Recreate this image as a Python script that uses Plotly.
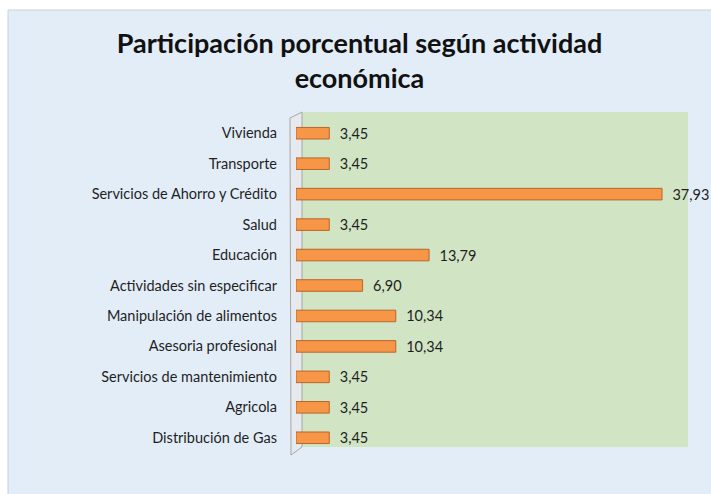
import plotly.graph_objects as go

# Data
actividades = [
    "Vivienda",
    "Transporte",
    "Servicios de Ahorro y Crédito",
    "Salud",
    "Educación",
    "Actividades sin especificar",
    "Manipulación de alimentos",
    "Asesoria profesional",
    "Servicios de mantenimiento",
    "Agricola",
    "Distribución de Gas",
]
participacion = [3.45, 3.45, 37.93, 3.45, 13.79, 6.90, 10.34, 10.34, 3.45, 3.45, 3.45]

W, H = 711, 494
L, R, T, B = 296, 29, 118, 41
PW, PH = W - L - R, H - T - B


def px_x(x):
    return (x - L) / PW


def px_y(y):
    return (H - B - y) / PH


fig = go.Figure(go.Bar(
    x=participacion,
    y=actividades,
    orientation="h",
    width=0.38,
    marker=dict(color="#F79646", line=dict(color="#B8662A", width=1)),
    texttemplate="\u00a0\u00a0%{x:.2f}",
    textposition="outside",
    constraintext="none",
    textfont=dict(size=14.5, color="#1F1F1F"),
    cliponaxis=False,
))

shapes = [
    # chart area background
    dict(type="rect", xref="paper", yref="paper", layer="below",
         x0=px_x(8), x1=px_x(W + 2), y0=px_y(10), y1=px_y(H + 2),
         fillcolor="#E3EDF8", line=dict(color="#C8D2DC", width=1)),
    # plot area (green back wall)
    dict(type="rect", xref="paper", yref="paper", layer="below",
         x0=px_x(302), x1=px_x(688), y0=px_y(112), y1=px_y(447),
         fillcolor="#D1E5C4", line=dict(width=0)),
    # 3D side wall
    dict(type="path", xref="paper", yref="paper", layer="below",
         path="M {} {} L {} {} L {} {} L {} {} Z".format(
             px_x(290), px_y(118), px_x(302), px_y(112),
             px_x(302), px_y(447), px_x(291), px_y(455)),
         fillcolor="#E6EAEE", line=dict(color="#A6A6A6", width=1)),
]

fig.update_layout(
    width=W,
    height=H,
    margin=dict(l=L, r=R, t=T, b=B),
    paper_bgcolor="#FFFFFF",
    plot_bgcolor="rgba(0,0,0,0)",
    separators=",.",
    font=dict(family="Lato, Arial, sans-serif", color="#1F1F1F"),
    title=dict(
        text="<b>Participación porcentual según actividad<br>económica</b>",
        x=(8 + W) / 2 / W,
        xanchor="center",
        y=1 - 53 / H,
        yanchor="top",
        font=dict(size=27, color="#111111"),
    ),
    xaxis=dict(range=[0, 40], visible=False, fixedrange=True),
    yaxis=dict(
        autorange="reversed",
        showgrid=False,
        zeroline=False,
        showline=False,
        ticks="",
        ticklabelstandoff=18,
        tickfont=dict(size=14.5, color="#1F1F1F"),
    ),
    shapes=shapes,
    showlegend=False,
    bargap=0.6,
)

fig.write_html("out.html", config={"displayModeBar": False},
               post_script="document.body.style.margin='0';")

WHAT TO WORK ON:
Reproduce each line exactly, please, except for any pictures.

SOLUTION TO THIS TASK:
Recreate this image as a Python script that uses Plotly.
import plotly.graph_objects as go

# Data
actividades = [
    "Vivienda",
    "Transporte",
    "Servicios de Ahorro y Crédito",
    "Salud",
    "Educación",
    "Actividades sin especificar",
    "Manipulación de alimentos",
    "Asesoria profesional",
    "Servicios de mantenimiento",
    "Agricola",
    "Distribución de Gas",
]
participacion = [3.45, 3.45, 37.93, 3.45, 13.79, 6.90, 10.34, 10.34, 3.45, 3.45, 3.45]

W, H = 711, 494
L, R, T, B = 296, 29, 118, 41
PW, PH = W - L - R, H - T - B


def px_x(x):
    return (x - L) / PW


def px_y(y):
    return (H - B - y) / PH


fig = go.Figure(go.Bar(
    x=participacion,
    y=actividades,
    orientation="h",
    width=0.38,
    marker=dict(color="#F79646", line=dict(color="#B8662A", width=1)),
    texttemplate="\u00a0\u00a0%{x:.2f}",
    textposition="outside",
    constraintext="none",
    textfont=dict(size=14.5, color="#1F1F1F"),
    cliponaxis=False,
))

shapes = [
    # chart area background
    dict(type="rect", xref="paper", yref="paper", layer="below",
         x0=px_x(8), x1=px_x(W + 2), y0=px_y(10), y1=px_y(H + 2),
         fillcolor="#E3EDF8", line=dict(color="#C8D2DC", width=1)),
    # plot area (green back wall)
    dict(type="rect", xref="paper", yref="paper", layer="below",
         x0=px_x(302), x1=px_x(688), y0=px_y(112), y1=px_y(447),
         fillcolor="#D1E5C4", line=dict(width=0)),
    # 3D side wall
    dict(type="path", xref="paper", yref="paper", layer="below",
         path="M {} {} L {} {} L {} {} L {} {} Z".format(
             px_x(290), px_y(118), px_x(302), px_y(112),
             px_x(302), px_y(447), px_x(291), px_y(455)),
         fillcolor="#E6EAEE", line=dict(color="#A6A6A6", width=1)),
]

fig.update_layout(
    width=W,
    height=H,
    margin=dict(l=L, r=R, t=T, b=B),
    paper_bgcolor="#FFFFFF",
    plot_bgcolor="rgba(0,0,0,0)",
    separators=",.",
    font=dict(family="Lato, Arial, sans-serif", color="#1F1F1F"),
    title=dict(
        text="<b>Participación porcentual según actividad<br>económica</b>",
        x=(8 + W) / 2 / W,
        xanchor="center",
        y=1 - 53 / H,
        yanchor="top",
        font=dict(size=27, color="#111111"),
    ),
    xaxis=dict(range=[0, 40], visible=False, fixedrange=True),
    yaxis=dict(
        autorange="reversed",
        showgrid=False,
        zeroline=False,
        showline=False,
        ticks="",
        ticklabelstandoff=18,
        tickfont=dict(size=14.5, color="#1F1F1F"),
    ),
    shapes=shapes,
    showlegend=False,
    bargap=0.6,
)

fig.write_html("out.html", config={"displayModeBar": False},
               post_script="document.body.style.margin='0';")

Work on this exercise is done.